** Aim **
Skipping all pictures, set down the lines of the listing from the first through the one with "import plotly.graph_objects as go".

** Provided material **
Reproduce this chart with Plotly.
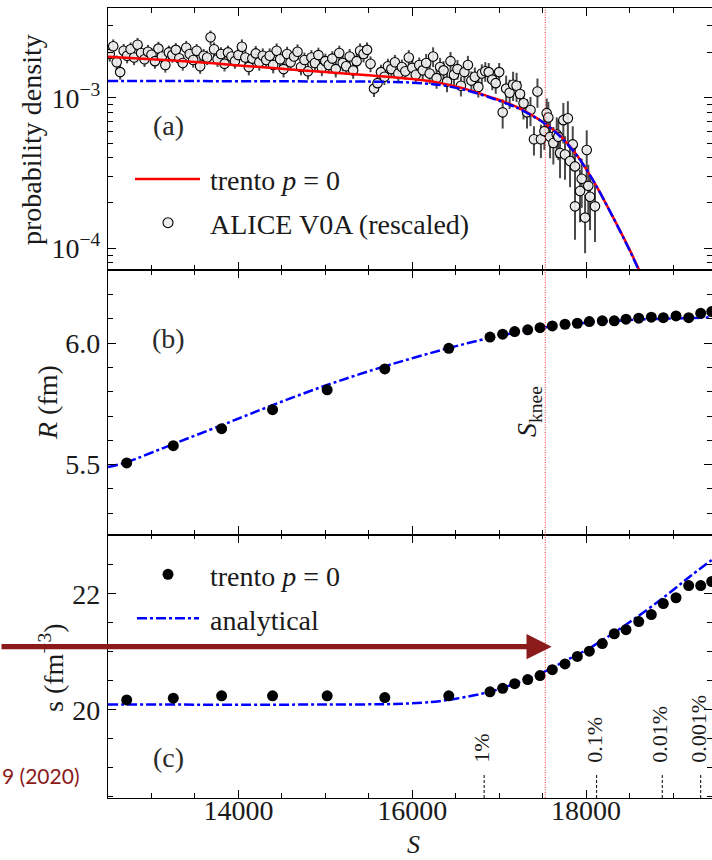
import plotly.graph_objects as go

# ---------------- data ----------------
# panel (a): ALICE V0A (rescaled), probability density in units of 1e-3
ALICE_S = [
    12520, 12560, 12600, 12640, 12680, 12720, 12760, 12800, 12840, 12880,
    12920, 12960, 13000, 13040, 13080, 13120, 13160, 13200, 13240, 13280,
    13320, 13360, 13400, 13440, 13480, 13520, 13560, 13600, 13640, 13680,
    13720, 13760, 13800, 13840, 13880, 13920, 13960, 14000, 14040, 14080,
    14120, 14160, 14200, 14240, 14280, 14320,
    14360, 14400, 14440, 14480, 14520, 14560, 14600, 14640, 14680, 14720,
    14760, 14800, 14840, 14880, 14920, 14960, 15000, 15040, 15080, 15120,
    15160, 15200, 15240, 15280, 15320, 15360, 15400, 15440, 15480, 15520,
    15560, 15600, 15640, 15680, 15720, 15760, 15800, 15840, 15880, 15920,
    15960, 16000, 16040, 16080, 16120,
    16160, 16200, 16240, 16280, 16320, 16360, 16400, 16440, 16480, 16520,
    16560, 16600, 16640, 16680, 16720, 16760, 16800, 16840, 16880, 16920,
    16960, 17000, 17040, 17080, 17120, 17160, 17200, 17240, 17280, 17320,
    17360, 17400, 17440, 17480,
]
ALICE_V = [
    1.95, 2.20, 1.72, 1.48, 2.05, 1.90, 2.10, 1.85, 2.25, 1.98,
    1.80, 2.02, 1.93, 1.75, 2.12, 1.88, 1.65, 2.00, 1.92, 2.08,
    1.83, 1.70, 2.15, 1.95, 1.78, 2.05, 1.62, 1.90, 1.85, 2.52,
    2.10, 1.80, 1.95, 1.68, 2.00, 1.88, 1.75, 1.92, 2.18, 1.85,
    1.60, 1.82, 1.97, 1.72, 1.90, 1.78,
    1.90, 1.65, 2.05, 1.80, 1.55, 1.95, 1.72, 1.88, 2.02, 1.60,
    1.78, 1.50, 1.85, 1.70, 1.92, 1.58, 1.75, 1.65, 1.82, 1.55,
    1.98, 1.70, 1.62, 1.88, 1.52, 1.75, 2.05, 1.95, 2.08, 1.68,
    1.15, 1.25, 1.48, 1.38, 1.62, 1.55, 1.72, 1.45, 1.60, 1.50,
    1.85, 1.58, 1.42, 1.65, 1.52,
    1.70, 1.45, 1.88, 1.35, 1.60, 1.52, 1.28, 1.75, 1.42, 1.55,
    1.20, 1.48, 1.65, 1.30, 1.38, 1.18, 1.45, 1.50, 1.48, 1.32,
    1.25, 1.48, 0.80, 1.15, 1.08, 1.22, 1.20, 1.06, 0.92, 0.80,
    0.83, 0.53, 1.10, 0.53,
]
# relative error read per S range (upper edge of each range)
ERR_EDGES = [14000, 16100, 17000, 17450, 99999]
ERR_REL = [0.11, 0.12, 0.15, 0.22, 0.25]

# points beyond the knee (sparser, larger errors)
KNEE_S = [17520, 17546, 17565, 17585, 17623, 17662, 17680, 17700, 17738, 17757, 17790,
          17815, 17846, 17872, 17872, 17930, 17949, 17988, 18007, 18025, 18045, 18102]
KNEE_V = [0.60, 0.79, 0.74, 0.55, 0.50, 0.57, 0.55, 0.43, 0.71, 0.42, 0.73,
          0.38, 0.49, 0.35, 0.19, 0.24, 0.29, 0.16, 0.45, 0.26, 0.22, 0.19]
KNEE_REL = [0.25, 0.25, 0.27, 0.28, 0.28, 0.30, 0.30, 0.32, 0.30, 0.32, 0.30,
            0.33, 0.32, 0.35, 0.40, 0.38, 0.36, 0.42, 0.35, 0.38, 0.40, 0.42]

# panel (a) curves, units of 1e-3
TRENTO_A_S = [12500, 13000, 13500, 14000, 14500, 15000, 15500, 16000, 16300, 16600,
              16900, 17200, 17500, 17700, 17900, 18100, 18300, 18500, 18650]
TRENTO_A_V = [1.87, 1.80, 1.73, 1.64, 1.56, 1.48, 1.41, 1.33, 1.26, 1.15,
              1.01, 0.87, 0.69, 0.56, 0.41, 0.27, 0.165, 0.098, 0.064]
ANALYT_A_S = [12500, 13500, 14500, 15500, 16000, 16300, 16600, 16900, 17200, 17500,
              17700, 17900, 18100, 18300, 18500, 18650]
ANALYT_A_V = [1.29, 1.29, 1.285, 1.28, 1.26, 1.22, 1.13, 1.00, 0.86, 0.69,
              0.555, 0.41, 0.27, 0.165, 0.097, 0.063]

# panels (b) and (c): trento p=0 points
TRENTO_S = [12715, 13251, 13807, 14393, 15021, 15684, 16420, 16894, 17040, 17178,
            17328, 17470, 17611, 17757, 17899, 18037, 18186, 18324, 18459, 18605,
            18750, 18888, 19034, 19180, 19318, 19445]
TRENTO_R = [5.507, 5.578, 5.648, 5.726, 5.808, 5.894, 5.979, 6.025, 6.037, 6.048,
            6.055, 6.064, 6.071, 6.078, 6.082, 6.089, 6.092, 6.092, 6.099, 6.103,
            6.107, 6.105, 6.112, 6.105, 6.123, 6.130]
TRENTO_ENT = [20.17, 20.20, 20.24, 20.24, 20.24, 20.21, 20.24, 20.31, 20.37, 20.45,
              20.52, 20.59, 20.69, 20.79, 20.92, 21.01, 21.14, 21.31, 21.38, 21.52,
              21.64, 21.83, 21.93, 22.14, 22.14, 22.21]

ANALYT_B_S = [12500, 12715, 13251, 13807, 14393, 15021, 15684, 16420, 16894, 17470,
              18037, 18605, 19445]
ANALYT_B_R = [5.49, 5.51, 5.585, 5.662, 5.745, 5.828, 5.905, 5.98, 6.022, 6.062,
              6.085, 6.097, 6.106]
ANALYT_C_S = [12500, 15000, 15800, 16200, 16500, 16894, 17200, 17470, 17757, 18037,
              18324, 18605, 18888, 19180, 19445]
ANALYT_C_ENT = [20.09, 20.09, 20.10, 20.13, 20.19, 20.31, 20.46, 20.62, 20.84, 21.06,
                21.33, 21.62, 21.93, 22.28, 22.58]

S_KNEE = 17530
CENT_S = [16827, 18121, 18876, 19318]
CENT_LABELS = ["1%", "0.1%", "0.01%", "0.001%"]

# ---------------- derived ----------------
def rel_err(s):
    for edge, r in zip(ERR_EDGES, ERR_REL):
        if s <= edge:
            return r
    return ERR_REL[-1]

all_s = ALICE_S + KNEE_S
all_v = [v * 1e-3 for v in ALICE_V + KNEE_V]
all_e = [v * 1e-3 * rel_err(s) for s, v in zip(ALICE_S, ALICE_V)] + \
        [v * 1e-3 * r for v, r in zip(KNEE_V, KNEE_REL)]

# ---------------- layout geometry ----------------
W, H = 712, 860
ML, MR, MT, MB = 108, 0, 8, 62
PW, PH = W - ML - MR, H - MT - MB


def px_x(px):
    return (px - ML) / PW


def px_y(py):
    return (H - MB - py) / PH


FONT = "Liberation Serif"
TXT = "#1a1a1a"
RED = "#ff0000"
BLUE = "#0000ff"
DASHDOT = "10px,3px,3px,3px"
DARKRED = "#8b1a1a"

fig = go.Figure()

# panel (a)
fig.add_trace(go.Scatter(
    x=all_s, y=all_v, mode="markers", xaxis="x", yaxis="y", showlegend=False,
    error_y=dict(type="data", array=all_e, visible=True, color="#4a4a4a", thickness=2, width=0),
    marker=dict(symbol="circle", size=9.5, color="rgba(236,236,236,0.92)",
                line=dict(color="black", width=1.1)),
))
fig.add_trace(go.Scatter(
    x=TRENTO_A_S, y=[v * 1e-3 for v in TRENTO_A_V], mode="lines", xaxis="x", yaxis="y",
    showlegend=False, line=dict(color=RED, width=2.5, shape="spline", smoothing=0.8),
))
fig.add_trace(go.Scatter(
    x=ANALYT_A_S, y=[v * 1e-3 for v in ANALYT_A_V], mode="lines", xaxis="x", yaxis="y",
    showlegend=False, line=dict(color=BLUE, width=2.5, dash=DASHDOT, shape="spline", smoothing=0.8),
))
# panel (b)
fig.add_trace(go.Scatter(
    x=ANALYT_B_S, y=ANALYT_B_R, mode="lines", xaxis="x2", yaxis="y2", showlegend=False,
    line=dict(color=BLUE, width=2.5, dash=DASHDOT, shape="spline", smoothing=0.8),
))
fig.add_trace(go.Scatter(
    x=TRENTO_S, y=TRENTO_R, mode="markers", xaxis="x2", yaxis="y2", showlegend=False,
    marker=dict(color="black", size=11),
))
# panel (c)
fig.add_trace(go.Scatter(
    x=ANALYT_C_S, y=ANALYT_C_ENT, mode="lines", xaxis="x3", yaxis="y3", showlegend=False,
    line=dict(color=BLUE, width=2.5, dash=DASHDOT, shape="spline", smoothing=0.8),
))
fig.add_trace(go.Scatter(
    x=TRENTO_S, y=TRENTO_ENT, mode="markers", xaxis="x3", yaxis="y3", showlegend=False,
    marker=dict(color="black", size=11),
))

tickfont = dict(family=FONT, size=28, color=TXT)
common = dict(
    showline=True, linecolor="black", linewidth=1.3, mirror="ticks",
    ticks="inside", ticklen=8, tickwidth=1.3, tickcolor="black",
    showgrid=False, zeroline=False, tickfont=tickfont,
)
xcommon = dict(common, range=[12500, 19448], tick0=14000, dtick=2000, tickformat="d",
               minor=dict(ticks="inside", ticklen=4.5, tickwidth=1, tickcolor="black",
                          tick0=12500, dtick=500))

dom_c = [0, px_y(534.5)]
dom_b = [px_y(534.5), px_y(270)]
dom_a = [px_y(270), 1]

fig.update_layout(
    width=W, height=H, margin=dict(l=ML, r=MR, t=MT, b=MB),
    plot_bgcolor="white", paper_bgcolor="white", showlegend=False,
    xaxis=dict(xcommon, anchor="y", domain=[0, 1], showticklabels=False),
    xaxis2=dict(xcommon, anchor="y2", domain=[0, 1], matches="x", showticklabels=False),
    xaxis3=dict(xcommon, anchor="y3", domain=[0, 1], matches="x", showticklabels=True,
                ticklabelstandoff=-13),
    yaxis=dict(common, anchor="x", domain=dom_a, type="log", range=[-4.144, -2.404],
               tickmode="array", tickvals=[1e-4, 1e-3],
               ticktext=["10<sup>\u22124</sup>", "10<sup>\u22123</sup>"],
               ticklabelstandoff=1,
               minor=dict(ticks="inside", ticklen=4.5, tickwidth=1, tickcolor="black",
                          tickmode="array",
                          tickvals=[8e-5, 9e-5, 2e-4, 3e-4, 4e-4, 5e-4, 6e-4, 7e-4, 8e-4, 9e-4,
                                    2e-3, 3e-3])),
    yaxis2=dict(common, anchor="x2", domain=dom_b, range=[5.2123, 6.3013],
                tickmode="array", tickvals=[5.5, 6.0], ticktext=["5.5", "6.0"],
                ticklabelstandoff=1,
                minor=dict(ticks="inside", ticklen=4.5, tickwidth=1, tickcolor="black",
                           tick0=5.0, dtick=0.1)),
    yaxis3=dict(common, anchor="x3", domain=dom_c, range=[18.48, 23.02],
                tickmode="array", tickvals=[20, 22], ticktext=["20", "22"],
                ticklabelstandoff=1,
                minor=dict(ticks="inside", ticklen=4.5, tickwidth=1, tickcolor="black",
                           tick0=18.0, dtick=0.5)),
)

shapes = []
# S_knee vertical dotted line across all panels
shapes.append(dict(type="line", xref="x", yref="paper", x0=S_KNEE, x1=S_KNEE, y0=0, y1=1,
                   line=dict(color="#ff3030", width=1, dash="1px,1.5px"), layer="above"))
# centrality markers in panel (c)
for s in CENT_S:
    shapes.append(dict(type="line", xref="x3", yref="y3", x0=s, x1=s, y0=18.48, y1=18.9,
                       line=dict(color="black", width=1, dash="3px,2px")))
# legend swatches
shapes.append(dict(type="line", xref="paper", yref="paper", x0=px_x(135), x1=px_x(200),
                   y0=px_y(179), y1=px_y(179), line=dict(color=RED, width=2.5)))
shapes.append(dict(type="circle", xref="paper", yref="paper", x0=px_x(163), x1=px_x(173),
                   y0=px_y(227.7), y1=px_y(217.7), fillcolor="rgba(236,236,236,0.92)",
                   line=dict(color="black", width=1.1)))
shapes.append(dict(type="circle", xref="paper", yref="paper", x0=px_x(162.5), x1=px_x(173.5),
                   y0=px_y(579.8), y1=px_y(568.8), fillcolor="black",
                   line=dict(color="black", width=0)))
shapes.append(dict(type="line", xref="paper", yref="paper", x0=px_x(137), x1=px_x(199),
                   y0=px_y(618.3), y1=px_y(618.3), line=dict(color=BLUE, width=2.5, dash=DASHDOT)))
fig.update_layout(shapes=shapes)

ann = []


def text(px, py, t, size=28, angle=0, xanchor="center", color=TXT, family=FONT,
         yanchor="middle", **kw):
    ann.append(dict(xref="paper", yref="paper", x=px_x(px), y=px_y(py), text=t,
                    showarrow=False, textangle=angle, xanchor=xanchor, yanchor=yanchor,
                    font=dict(family=family, size=size, color=color), **kw))


# axis titles
text(31, 139, "probability density", angle=-90)
text(47, 403, "<i>R</i> (fm)", angle=-90)
text(51, 668, "s (fm<sup>\u22123</sup>)", angle=-90)
text(413, 859.5, "<i>S</i>", size=26, yanchor="bottom", borderpad=0)
# panel labels
text(168, 125, "(a)", color="#2a2a2a")
text(168, 338, "(b)", color="#2a2a2a")
text(168, 757, "(c)", color="#2a2a2a")
# legends
text(208, 181, "trento <i>p</i> = 0", xanchor="left")
text(208, 224, "ALICE V0A (rescaled)", xanchor="left")
text(208, 576, "trento <i>p</i> = 0", xanchor="left")
text(208, 620, "analytical", xanchor="left")
# S_knee label
text(528, 412, "<i>S</i><sub>knee</sub>", angle=-90)
# centrality labels
for s, lab in zip(CENT_S, CENT_LABELS):
    ann.append(dict(xref="x3", yref="paper", x=s, y=px_y(765), text=lab, showarrow=False,
                    textangle=-90, xanchor="center", yanchor="bottom", xshift=-3,
                    font=dict(family=FONT, size=22, color=TXT)))
# reference note
text(0, 775, "9 (2020)", size=21, xanchor="left", color=DARKRED, family="Lato")
# arrow (drawn last so it covers the axis title)
ann.append(dict(xref="paper", yref="paper", x=px_x(551.7), y=px_y(646.7), ax=-551.7, ay=0,
                axref="pixel", ayref="pixel", text="", showarrow=True, arrowhead=2,
                arrowwidth=5.3, arrowsize=0.95, arrowcolor=DARKRED, standoff=0))
fig.update_layout(annotations=ann)

fig.write_html("out.html")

** Solution for this task **
Reproduce this chart with Plotly.
import plotly.graph_objects as go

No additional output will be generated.